Child care stunted

We return to this issue because of the disclosure, in a Newsday report published yesterday, of the disturbing fact that while much headway has been made in operationalising the Authority, key aspects of its functions remain dormant, awaiting legal and administrative implementation.

Particularly alarming is the fact that though regulations were this year promulgated under Section 53 of the Children Residences, Foster Care and Nurseries Act 2000, that legislation still remains inoperable. The problem? A lack of staffing.

“We have only been in operation since the middle of May,” said Stephanie Daly SC, the chairman of the authority. “We are not up to the number of staff which we had estimated is needed to complete the operationalisation.” She noted identifying the more than 200 nurseries in the country is no simple undertaking. While training of existing staff has begun, the Authority does not have the authority to manage the facilities currently identified. An original timeline of nine months to full functioning was upended when the Government changed.

The removal of the Ministry of Gender, Child and Youth Development – which Prime Minister Dr Keith Rowley last week said was a matter now under review – has also complicated things.

However, the cases of Baby Mikyle in Sangre Grande and Baby Anastacia in Diego Martin make clear that an urgent rethink is required. Currently, the State provides, it seems, only the most cursory regulation of the Early Education Childhood Centres, and the Authority is clearly envisioned as a specialist State agency which can support the efforts of the Ministry of Education.
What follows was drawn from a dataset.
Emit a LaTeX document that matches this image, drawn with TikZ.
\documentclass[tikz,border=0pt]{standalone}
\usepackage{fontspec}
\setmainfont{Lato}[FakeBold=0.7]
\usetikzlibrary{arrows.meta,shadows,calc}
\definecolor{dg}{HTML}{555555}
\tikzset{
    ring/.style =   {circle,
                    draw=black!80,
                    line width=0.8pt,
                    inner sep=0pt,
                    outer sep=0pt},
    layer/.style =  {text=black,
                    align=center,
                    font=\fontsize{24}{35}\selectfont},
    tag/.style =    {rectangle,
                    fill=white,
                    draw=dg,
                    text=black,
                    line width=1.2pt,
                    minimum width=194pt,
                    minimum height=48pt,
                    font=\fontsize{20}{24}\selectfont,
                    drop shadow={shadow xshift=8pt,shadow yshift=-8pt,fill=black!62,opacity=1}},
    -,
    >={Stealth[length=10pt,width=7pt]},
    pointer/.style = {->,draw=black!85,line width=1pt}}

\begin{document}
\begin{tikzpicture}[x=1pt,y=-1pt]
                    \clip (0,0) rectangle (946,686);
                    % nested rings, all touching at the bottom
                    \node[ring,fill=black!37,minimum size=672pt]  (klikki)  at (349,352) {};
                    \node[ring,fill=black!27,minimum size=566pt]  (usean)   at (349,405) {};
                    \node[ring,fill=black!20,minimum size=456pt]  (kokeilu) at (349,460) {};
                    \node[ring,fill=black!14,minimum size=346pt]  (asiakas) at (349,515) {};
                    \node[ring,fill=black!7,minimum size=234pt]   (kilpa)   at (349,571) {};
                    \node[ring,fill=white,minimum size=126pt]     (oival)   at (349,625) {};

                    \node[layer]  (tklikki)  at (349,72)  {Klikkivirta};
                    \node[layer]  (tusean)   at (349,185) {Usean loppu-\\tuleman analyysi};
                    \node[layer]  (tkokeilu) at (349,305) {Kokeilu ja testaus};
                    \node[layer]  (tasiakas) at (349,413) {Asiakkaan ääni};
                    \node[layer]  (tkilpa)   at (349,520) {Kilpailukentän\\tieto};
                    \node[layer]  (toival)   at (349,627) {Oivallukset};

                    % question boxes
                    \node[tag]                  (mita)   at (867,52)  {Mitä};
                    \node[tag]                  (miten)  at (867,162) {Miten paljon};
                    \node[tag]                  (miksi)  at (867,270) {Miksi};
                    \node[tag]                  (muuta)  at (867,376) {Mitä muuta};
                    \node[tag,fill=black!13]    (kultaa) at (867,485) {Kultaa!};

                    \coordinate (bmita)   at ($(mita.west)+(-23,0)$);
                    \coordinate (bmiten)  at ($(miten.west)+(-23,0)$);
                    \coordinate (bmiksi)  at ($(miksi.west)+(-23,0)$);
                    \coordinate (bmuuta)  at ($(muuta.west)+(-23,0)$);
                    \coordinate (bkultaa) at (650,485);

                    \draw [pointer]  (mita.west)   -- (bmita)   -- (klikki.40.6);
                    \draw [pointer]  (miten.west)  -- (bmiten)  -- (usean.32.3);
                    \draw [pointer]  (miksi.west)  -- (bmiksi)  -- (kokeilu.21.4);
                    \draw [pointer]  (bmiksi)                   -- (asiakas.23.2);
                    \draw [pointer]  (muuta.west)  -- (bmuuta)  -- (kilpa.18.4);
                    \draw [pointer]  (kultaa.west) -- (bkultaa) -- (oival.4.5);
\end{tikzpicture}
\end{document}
But while the Authority’s progress in terms of the regulation of nurseries has been stunted, in other respects it has shown growth, as have the relevant sections of the law enforcement agencies charged with handling cases of child abuse.

The authorities are to be praised for the swift action taken in relation to an Internet video which circulated last week showing shocking and appalling scenes of a weeping child being brutally beaten by a man for not drinking tea.
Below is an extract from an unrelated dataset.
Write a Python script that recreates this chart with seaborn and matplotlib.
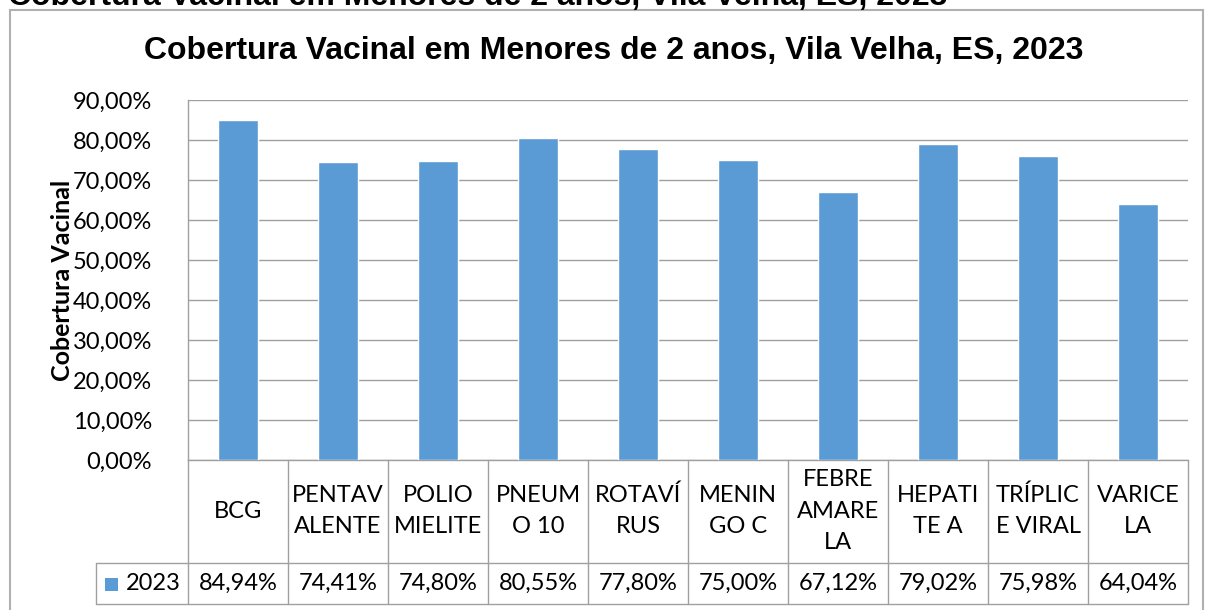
import matplotlib
matplotlib.use("Agg")
import matplotlib.pyplot as plt
import matplotlib.transforms as mtransforms
from matplotlib.patches import Rectangle
from matplotlib.lines import Line2D
import pandas as pd
import seaborn as sns

# data
vacinas = ["BCG", "PENTAV\nALENTE", "POLIO\nMIELITE", "PNEUM\nO 10", "ROTAVÍ\nRUS",
           "MENIN\nGO C", "FEBRE\nAMARE\nLA", "HEPATI\nTE A", "TRÍPLIC\nE VIRAL", "VARICE\nLA"]
cobertura = [84.94, 74.41, 74.80, 80.55, 77.80, 75.00, 67.12, 79.02, 75.98, 64.04]
serie = "2023"
y_ticks = [0, 10, 20, 30, 40, 50, 60, 70, 80, 90]
titulo = "Cobertura Vacinal em Menores de 2 anos, Vila Velha, ES, 2023"
y_label = "Cobertura Vacinal"

W, H = 1205, 610
def fx(px):
    return px / W
def fy(py):
    return 1 - py / H

def pct(v):
    return f"{v:.2f}%".replace(".", ",")

sns.set_theme(style="white")
plt.rcParams["font.family"] = ["Lato", "DejaVu Sans"]
plt.rcParams["text.color"] = "black"
plt.rcParams["axes.labelcolor"] = "black"
plt.rcParams["ytick.color"] = "black"

bar_color = "#5B9BD5"
line_color = "#A0A0A0"
fs = 17

fig = plt.figure(figsize=(W / 100, H / 100), dpi=100)
fig.patch.set_facecolor("white")

# outer chart border
fig.add_artist(Rectangle((fx(10), fy(615)), fx(1203) - fx(10), fy(10) - fy(615),
                         transform=fig.transFigure, fill=False, edgecolor="#B0B0B0", lw=1.5))

# title cut off at the top of the picture
fig.text(fx(8), fy(5), titulo, fontsize=23, fontweight="bold",
         family=["Liberation Sans", "DejaVu Sans"], ha="left", va="baseline")

fig.text(fx(614), fy(51), titulo, fontsize=23, fontweight="bold",
         family=["Liberation Sans", "DejaVu Sans"], ha="center", va="center")

ax = fig.add_axes([fx(188), fy(460), fx(1188) - fx(188), fy(100) - fy(460)])
df = pd.DataFrame({"vacina": vacinas, "cobertura": cobertura})
sns.barplot(data=df, x="vacina", y="cobertura", color=bar_color, saturation=1,
            width=0.4, ax=ax, zorder=3)

ax.set_ylim(0, 90)
ax.set_xlim(-0.5, len(vacinas) - 0.5)
ax.set_yticks(y_ticks)
ax.set_yticklabels([pct(t) for t in y_ticks], fontsize=fs)
ax.set_xticks([])
ax.set_xlabel("")
ax.set_ylabel(y_label, fontsize=18, fontweight="bold")
ax.yaxis.set_label_coords(-0.114, 0.5)
ax.tick_params(axis="y", length=0, pad=26)
ax.grid(axis="y", color=line_color, lw=1, zorder=0)
ax.set_axisbelow(True)
for side in ["top", "right"]:
    ax.spines[side].set_visible(False)
for side in ["left", "bottom"]:
    ax.spines[side].set_color(line_color)
    ax.spines[side].set_linewidth(1)

# data table below the axis
tr = mtransforms.blended_transform_factory(ax.transData, fig.transFigure)
n = len(vacinas)
left_x = -1.42
for i in range(n + 1):
    fig.add_artist(Line2D([i - 0.5, i - 0.5], [fy(460), fy(604)], transform=tr,
                          color=line_color, lw=1))
fig.add_artist(Line2D([left_x, left_x], [fy(563), fy(604)], transform=tr, color=line_color, lw=1))
for yy in [563, 604]:
    fig.add_artist(Line2D([left_x, n - 0.5], [fy(yy), fy(yy)], transform=tr,
                          color=line_color, lw=1))

for i, (nome, v) in enumerate(zip(vacinas, cobertura)):
    fig.text(i, fy(511), nome, transform=tr, ha="center", va="center",
             fontsize=fs, linespacing=1.6)
    fig.text(i, fy(583), pct(v), transform=tr, ha="center", va="center", fontsize=fs)

fig.add_artist(Rectangle((fx(105), fy(591)), fx(13), fy(578) - fy(591),
                         transform=fig.transFigure, color=bar_color, lw=0))
fig.text(fx(126), fy(583), serie, ha="left", va="center", fontsize=fs)

fig.savefig("out.png", dpi=100, facecolor="white")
The case has seen collaboration between the Authority and the police. While the Child Protection Unit of the Police Service investigated the incident, the Authority’s Emergency Response Team made contact with the family involved, and worked with the child and its mother to provide the necessary support which included medical treatment and counselling.

The matter yesterday moved into the hands of the courts as two people appeared before Magistrate Gillian David Scotland in the Tunapuna Magistrates’ Court on charges of wilful assault of the child. The two received bail in the sum of $150,000 and it will now be for the court system to determine guilt or innocence, though an immigration issue has emerged in relation to one of the two accused.

It is good that the State has, in this instance, been able to take swift action in a case which, through happenstance, came to the attention of the public. But the capacity to take such effective action in an individual case is of little use if the net of overall regulation is stymied through the lack of resources to police nurseries where, daily, thousands of children are exposed to risks.

The State must be encouraged to take more action like what it did last week and yesterday, but it must also be mindful of the risk of seeking to move one foot forward while still leaving the other behind.